TASK OBJECTIVE => Read the records below. Copy each line where the string "with" occurs.
— START OF RECORD SET —
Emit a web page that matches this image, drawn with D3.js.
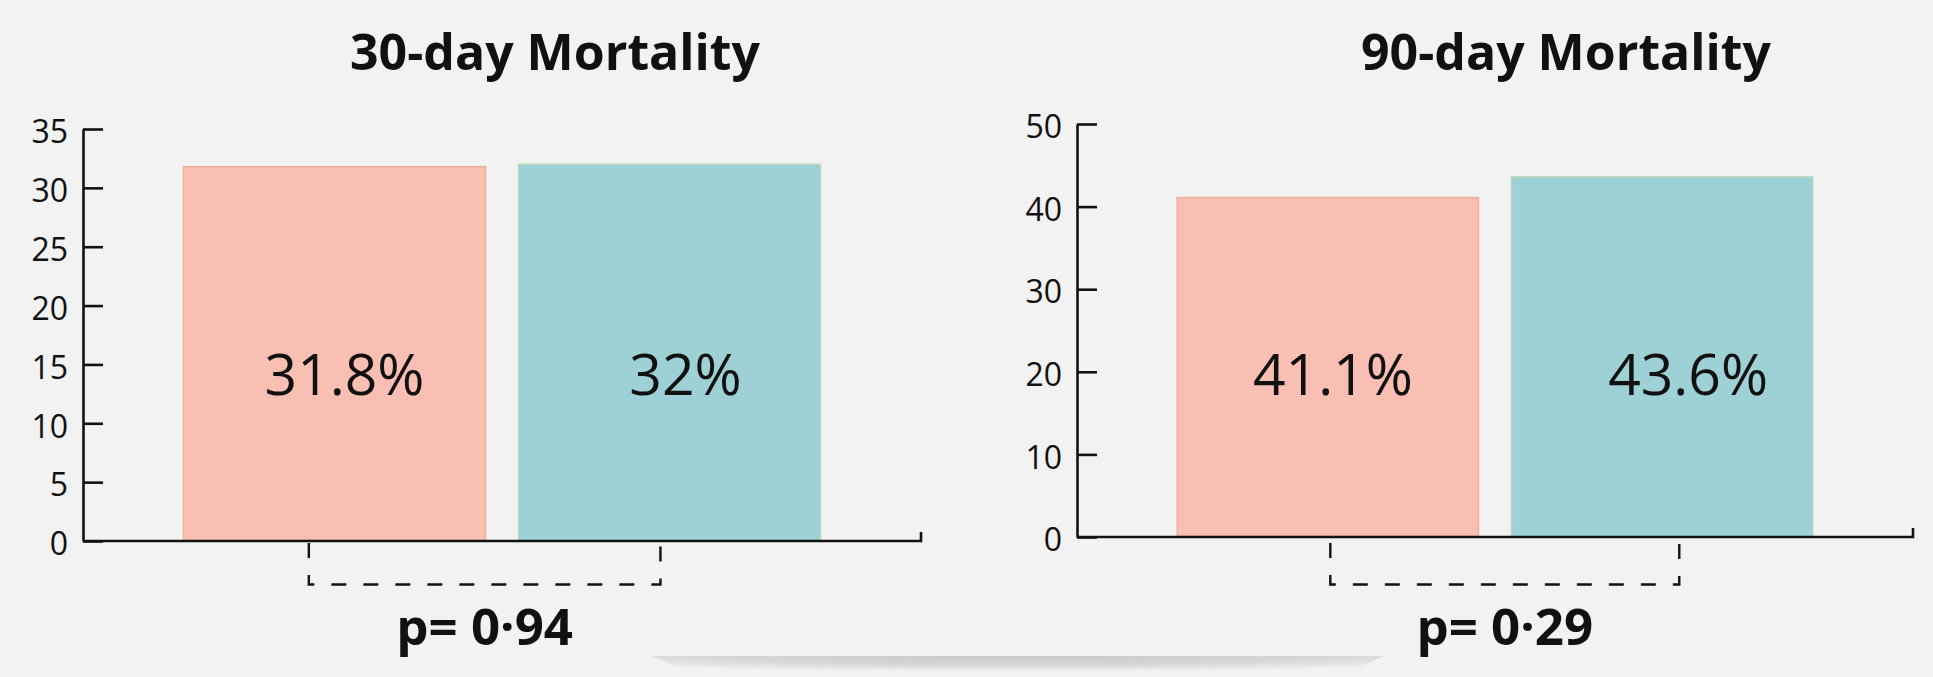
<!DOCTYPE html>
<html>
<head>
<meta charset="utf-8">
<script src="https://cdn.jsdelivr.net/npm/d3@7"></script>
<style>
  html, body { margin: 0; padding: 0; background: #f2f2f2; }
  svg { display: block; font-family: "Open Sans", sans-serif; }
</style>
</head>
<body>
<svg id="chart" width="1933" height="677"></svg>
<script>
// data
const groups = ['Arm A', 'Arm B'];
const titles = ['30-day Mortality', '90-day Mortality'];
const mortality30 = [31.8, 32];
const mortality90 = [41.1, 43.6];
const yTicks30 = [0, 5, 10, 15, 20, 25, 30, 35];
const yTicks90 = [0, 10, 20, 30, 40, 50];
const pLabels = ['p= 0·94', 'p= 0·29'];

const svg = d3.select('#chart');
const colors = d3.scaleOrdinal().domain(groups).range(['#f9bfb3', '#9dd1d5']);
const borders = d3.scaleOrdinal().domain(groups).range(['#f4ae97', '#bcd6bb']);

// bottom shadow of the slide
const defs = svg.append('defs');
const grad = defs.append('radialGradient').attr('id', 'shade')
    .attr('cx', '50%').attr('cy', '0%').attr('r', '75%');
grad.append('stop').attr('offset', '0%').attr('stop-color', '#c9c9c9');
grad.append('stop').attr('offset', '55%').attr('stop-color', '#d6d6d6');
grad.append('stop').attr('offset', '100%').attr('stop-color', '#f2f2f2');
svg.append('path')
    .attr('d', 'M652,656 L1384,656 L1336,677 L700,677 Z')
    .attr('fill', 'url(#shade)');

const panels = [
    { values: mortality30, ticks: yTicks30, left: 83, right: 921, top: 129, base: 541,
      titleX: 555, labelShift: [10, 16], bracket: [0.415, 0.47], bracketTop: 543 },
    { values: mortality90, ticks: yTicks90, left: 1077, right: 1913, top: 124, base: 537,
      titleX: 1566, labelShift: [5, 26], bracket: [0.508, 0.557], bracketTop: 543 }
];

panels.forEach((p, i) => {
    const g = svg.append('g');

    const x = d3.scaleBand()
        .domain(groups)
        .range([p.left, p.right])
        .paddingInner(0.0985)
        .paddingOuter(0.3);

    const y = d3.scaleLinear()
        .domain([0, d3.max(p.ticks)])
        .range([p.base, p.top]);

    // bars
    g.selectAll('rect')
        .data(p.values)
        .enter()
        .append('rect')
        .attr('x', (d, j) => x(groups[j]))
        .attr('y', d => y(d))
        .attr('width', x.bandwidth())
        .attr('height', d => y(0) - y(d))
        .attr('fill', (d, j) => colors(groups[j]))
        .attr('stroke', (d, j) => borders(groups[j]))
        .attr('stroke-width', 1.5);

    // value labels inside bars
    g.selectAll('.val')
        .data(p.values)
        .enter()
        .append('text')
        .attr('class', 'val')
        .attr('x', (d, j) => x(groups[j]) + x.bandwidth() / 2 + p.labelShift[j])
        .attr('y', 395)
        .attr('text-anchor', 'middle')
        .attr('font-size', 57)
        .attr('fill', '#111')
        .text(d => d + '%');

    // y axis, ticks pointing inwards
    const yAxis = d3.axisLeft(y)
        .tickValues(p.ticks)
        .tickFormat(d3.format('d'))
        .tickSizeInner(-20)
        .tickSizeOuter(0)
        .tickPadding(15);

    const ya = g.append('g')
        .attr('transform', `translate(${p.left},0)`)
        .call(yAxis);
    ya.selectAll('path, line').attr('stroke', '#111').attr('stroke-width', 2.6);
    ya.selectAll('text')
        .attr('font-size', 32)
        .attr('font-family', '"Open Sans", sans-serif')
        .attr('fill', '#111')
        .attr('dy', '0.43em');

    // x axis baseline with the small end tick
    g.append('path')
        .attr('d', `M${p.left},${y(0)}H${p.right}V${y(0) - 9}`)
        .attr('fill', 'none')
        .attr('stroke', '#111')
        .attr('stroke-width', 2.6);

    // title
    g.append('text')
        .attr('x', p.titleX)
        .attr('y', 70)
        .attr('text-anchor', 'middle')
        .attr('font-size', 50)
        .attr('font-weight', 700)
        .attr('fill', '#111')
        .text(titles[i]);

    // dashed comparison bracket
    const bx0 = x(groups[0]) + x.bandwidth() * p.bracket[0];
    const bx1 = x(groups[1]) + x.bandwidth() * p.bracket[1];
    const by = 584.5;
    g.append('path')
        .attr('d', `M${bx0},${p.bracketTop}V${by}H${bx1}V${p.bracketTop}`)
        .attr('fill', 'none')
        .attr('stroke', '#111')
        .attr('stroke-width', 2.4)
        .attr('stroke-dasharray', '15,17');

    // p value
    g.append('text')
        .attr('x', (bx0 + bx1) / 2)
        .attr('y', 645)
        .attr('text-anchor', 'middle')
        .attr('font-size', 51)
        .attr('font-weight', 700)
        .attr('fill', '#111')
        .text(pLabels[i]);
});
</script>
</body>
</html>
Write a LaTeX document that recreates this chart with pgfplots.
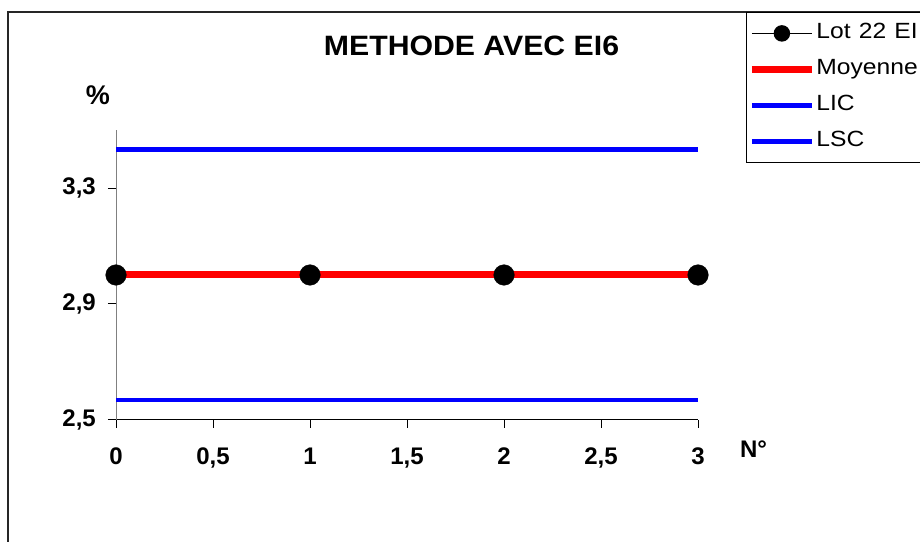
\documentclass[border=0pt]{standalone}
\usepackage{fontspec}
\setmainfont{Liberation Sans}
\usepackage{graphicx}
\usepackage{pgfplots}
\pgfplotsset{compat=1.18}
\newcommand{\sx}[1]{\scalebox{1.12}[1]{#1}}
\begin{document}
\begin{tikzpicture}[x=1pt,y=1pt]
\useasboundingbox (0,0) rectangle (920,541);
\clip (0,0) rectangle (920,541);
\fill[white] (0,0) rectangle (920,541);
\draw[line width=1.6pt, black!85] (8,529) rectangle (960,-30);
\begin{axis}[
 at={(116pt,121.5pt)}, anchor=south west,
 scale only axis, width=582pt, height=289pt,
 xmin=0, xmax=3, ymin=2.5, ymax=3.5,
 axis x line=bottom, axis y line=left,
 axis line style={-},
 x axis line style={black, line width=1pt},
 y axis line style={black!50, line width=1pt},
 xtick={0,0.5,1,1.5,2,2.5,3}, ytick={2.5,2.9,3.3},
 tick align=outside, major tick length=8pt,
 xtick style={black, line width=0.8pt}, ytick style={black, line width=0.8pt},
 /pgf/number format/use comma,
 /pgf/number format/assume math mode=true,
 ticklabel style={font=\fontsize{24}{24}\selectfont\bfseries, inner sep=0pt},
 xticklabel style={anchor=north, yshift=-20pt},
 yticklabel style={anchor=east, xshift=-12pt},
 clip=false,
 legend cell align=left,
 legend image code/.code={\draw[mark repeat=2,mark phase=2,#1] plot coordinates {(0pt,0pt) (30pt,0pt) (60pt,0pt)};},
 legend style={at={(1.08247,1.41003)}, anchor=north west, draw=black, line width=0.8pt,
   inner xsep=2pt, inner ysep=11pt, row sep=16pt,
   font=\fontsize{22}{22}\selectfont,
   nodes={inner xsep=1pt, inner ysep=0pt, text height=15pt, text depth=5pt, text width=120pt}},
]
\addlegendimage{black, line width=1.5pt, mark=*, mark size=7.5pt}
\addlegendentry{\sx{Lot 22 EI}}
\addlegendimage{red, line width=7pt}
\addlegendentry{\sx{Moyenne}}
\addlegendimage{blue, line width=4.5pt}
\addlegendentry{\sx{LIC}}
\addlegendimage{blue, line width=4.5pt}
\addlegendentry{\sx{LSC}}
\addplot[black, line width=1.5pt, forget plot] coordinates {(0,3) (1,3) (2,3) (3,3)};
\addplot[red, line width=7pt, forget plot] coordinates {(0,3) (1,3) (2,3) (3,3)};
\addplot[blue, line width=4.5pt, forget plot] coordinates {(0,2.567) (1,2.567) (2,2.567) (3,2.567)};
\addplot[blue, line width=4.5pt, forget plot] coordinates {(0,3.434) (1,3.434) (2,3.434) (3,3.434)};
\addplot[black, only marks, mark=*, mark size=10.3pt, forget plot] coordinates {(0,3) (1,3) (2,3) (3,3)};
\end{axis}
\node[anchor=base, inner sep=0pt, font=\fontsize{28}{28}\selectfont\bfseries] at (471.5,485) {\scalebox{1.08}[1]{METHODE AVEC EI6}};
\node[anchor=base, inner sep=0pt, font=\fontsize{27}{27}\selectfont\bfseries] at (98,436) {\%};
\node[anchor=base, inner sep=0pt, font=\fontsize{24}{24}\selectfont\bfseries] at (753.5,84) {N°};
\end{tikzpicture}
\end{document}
— END OF RECORD SET —
EXERCISE RESPONSE =>
Emit a web page that matches this image, drawn with D3.js.
    // x axis baseline with the small end tick
Write a LaTeX document that recreates this chart with pgfplots.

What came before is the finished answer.